> [Aim of the exercise]: Repeat, exactly, the run of lines that opens with the line containing "What seaborn and" and closes with the line containing "import numpy as np", and leave all other lines out.
------ Data extract ------
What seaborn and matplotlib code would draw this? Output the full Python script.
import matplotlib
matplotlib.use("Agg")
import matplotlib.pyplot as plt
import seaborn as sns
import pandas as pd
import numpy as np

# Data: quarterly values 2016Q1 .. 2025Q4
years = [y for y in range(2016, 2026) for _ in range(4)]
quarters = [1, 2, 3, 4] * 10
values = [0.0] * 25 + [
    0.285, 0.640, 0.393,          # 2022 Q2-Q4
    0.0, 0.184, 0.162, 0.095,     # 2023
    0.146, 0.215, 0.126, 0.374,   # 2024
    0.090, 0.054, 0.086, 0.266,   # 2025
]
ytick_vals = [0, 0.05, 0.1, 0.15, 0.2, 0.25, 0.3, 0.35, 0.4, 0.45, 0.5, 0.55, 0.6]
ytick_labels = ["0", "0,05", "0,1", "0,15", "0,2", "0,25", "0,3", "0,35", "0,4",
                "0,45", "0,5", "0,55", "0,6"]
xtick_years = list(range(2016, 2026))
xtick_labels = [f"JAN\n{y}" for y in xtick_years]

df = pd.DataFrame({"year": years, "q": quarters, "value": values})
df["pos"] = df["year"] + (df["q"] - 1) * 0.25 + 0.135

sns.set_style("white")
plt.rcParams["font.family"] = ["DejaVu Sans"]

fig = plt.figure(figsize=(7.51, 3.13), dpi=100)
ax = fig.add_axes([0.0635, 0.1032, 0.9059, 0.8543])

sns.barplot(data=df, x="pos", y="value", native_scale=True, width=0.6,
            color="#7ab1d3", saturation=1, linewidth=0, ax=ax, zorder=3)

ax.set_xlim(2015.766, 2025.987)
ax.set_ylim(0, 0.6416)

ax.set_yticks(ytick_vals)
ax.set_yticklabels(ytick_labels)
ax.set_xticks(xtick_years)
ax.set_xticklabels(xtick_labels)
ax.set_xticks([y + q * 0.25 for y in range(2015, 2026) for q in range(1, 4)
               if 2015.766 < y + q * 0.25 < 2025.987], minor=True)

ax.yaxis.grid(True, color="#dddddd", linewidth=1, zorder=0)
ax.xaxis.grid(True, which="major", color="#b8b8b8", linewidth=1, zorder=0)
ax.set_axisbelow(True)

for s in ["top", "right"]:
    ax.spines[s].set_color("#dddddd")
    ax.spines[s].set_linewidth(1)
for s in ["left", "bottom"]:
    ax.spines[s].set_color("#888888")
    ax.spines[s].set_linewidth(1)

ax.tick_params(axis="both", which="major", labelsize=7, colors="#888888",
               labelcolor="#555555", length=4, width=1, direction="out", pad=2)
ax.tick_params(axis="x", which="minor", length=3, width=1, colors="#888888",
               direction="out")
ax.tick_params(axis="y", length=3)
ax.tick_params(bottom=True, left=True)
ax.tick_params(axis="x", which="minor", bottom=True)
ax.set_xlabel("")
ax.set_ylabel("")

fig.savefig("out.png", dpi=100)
------
------ Data extract ------
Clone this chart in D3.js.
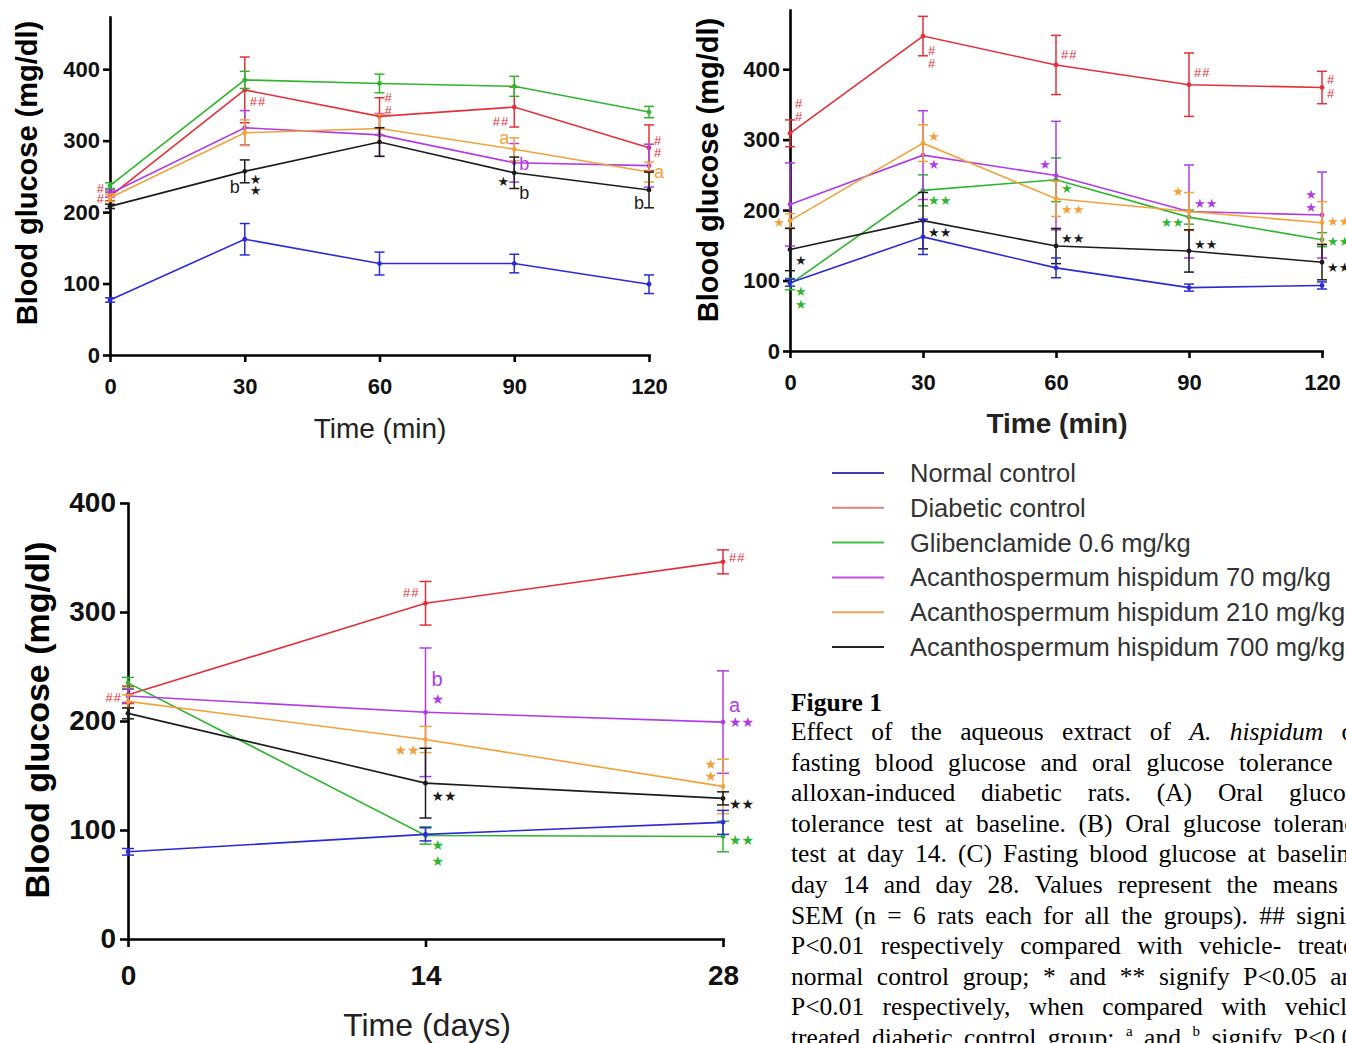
------
------ Data extract ------
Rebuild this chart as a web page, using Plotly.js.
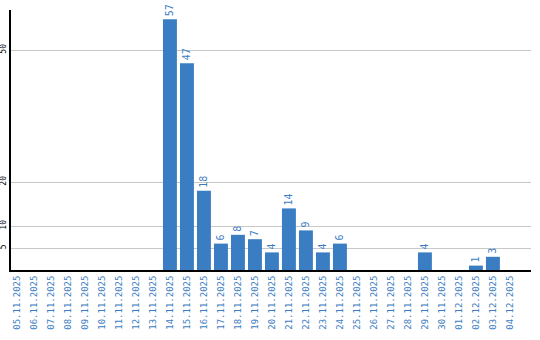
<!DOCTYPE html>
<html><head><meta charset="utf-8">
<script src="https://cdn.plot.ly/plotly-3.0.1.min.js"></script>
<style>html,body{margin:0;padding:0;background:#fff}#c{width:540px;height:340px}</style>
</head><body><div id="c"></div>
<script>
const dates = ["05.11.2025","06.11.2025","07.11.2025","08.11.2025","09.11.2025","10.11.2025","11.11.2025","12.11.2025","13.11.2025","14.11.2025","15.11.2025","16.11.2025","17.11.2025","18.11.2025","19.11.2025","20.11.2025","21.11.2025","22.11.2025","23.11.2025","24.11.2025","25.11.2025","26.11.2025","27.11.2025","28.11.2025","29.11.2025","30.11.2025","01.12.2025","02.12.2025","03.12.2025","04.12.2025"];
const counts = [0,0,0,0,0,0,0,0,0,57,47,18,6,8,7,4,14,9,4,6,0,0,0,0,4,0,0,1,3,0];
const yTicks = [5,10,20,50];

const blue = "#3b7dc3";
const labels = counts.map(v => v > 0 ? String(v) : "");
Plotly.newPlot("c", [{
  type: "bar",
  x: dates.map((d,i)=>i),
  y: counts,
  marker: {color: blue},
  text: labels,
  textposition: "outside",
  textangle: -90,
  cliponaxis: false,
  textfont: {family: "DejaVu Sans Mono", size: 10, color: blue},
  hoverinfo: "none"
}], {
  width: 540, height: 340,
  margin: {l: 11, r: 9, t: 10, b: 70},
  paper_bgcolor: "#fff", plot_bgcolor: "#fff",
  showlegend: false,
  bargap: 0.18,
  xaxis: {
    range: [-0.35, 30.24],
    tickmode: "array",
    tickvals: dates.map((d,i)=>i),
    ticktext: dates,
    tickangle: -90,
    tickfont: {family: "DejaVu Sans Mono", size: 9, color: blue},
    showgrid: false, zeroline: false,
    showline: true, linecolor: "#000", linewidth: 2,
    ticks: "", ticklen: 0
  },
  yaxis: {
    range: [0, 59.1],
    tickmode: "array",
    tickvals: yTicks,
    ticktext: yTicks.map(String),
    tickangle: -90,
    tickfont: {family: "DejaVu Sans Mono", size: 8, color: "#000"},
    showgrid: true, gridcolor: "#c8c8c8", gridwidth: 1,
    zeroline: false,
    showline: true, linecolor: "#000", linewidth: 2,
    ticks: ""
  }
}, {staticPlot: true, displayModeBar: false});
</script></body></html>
------
> [Task solution]:
What seaborn and matplotlib code would draw this? Output the full Python script.
import matplotlib
matplotlib.use("Agg")
import matplotlib.pyplot as plt
import seaborn as sns
import pandas as pd
import numpy as np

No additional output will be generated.